#### [DIRECTIONS FOR THIS TASK]
Give back exactly the lines from the start of the listing to the line containing "import matplotlib.pyplot as plt", inclusive, and nothing beyond them.

#### [GIVEN MATERIAL]
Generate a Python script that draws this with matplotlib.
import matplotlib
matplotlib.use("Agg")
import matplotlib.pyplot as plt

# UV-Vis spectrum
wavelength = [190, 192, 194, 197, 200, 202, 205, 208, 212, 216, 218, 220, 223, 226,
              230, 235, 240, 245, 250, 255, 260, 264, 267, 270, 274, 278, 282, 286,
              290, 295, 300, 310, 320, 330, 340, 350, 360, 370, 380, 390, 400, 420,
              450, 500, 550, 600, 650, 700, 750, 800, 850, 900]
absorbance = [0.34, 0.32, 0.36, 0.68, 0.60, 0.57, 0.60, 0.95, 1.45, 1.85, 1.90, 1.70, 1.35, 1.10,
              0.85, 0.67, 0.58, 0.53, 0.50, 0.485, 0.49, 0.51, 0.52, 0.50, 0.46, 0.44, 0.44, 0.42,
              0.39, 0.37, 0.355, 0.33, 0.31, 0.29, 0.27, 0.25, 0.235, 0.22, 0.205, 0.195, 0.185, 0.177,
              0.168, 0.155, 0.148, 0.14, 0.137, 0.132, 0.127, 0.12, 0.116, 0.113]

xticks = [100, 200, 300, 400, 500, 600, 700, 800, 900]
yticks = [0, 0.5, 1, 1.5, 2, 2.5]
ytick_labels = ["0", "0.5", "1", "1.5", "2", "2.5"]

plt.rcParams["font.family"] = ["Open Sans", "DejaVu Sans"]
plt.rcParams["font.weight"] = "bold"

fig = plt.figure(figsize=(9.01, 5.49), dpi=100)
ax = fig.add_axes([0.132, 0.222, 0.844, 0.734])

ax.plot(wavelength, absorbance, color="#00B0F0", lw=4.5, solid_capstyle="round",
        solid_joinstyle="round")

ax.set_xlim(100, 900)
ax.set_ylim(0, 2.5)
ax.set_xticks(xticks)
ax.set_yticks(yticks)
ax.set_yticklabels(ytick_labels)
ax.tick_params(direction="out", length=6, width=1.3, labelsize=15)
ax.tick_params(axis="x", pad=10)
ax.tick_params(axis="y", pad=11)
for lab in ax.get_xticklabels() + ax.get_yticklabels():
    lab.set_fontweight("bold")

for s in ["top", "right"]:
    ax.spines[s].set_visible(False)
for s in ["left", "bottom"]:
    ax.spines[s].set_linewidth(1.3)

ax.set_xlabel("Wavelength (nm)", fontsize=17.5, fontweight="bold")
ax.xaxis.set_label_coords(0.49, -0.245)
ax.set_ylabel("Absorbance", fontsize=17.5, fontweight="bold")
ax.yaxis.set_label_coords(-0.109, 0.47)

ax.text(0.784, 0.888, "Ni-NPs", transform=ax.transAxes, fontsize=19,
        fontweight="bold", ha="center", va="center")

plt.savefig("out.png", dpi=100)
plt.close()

#### [OUTPUT FOR THIS TASK]
Generate a Python script that draws this with matplotlib.
import matplotlib
matplotlib.use("Agg")
import matplotlib.pyplot as plt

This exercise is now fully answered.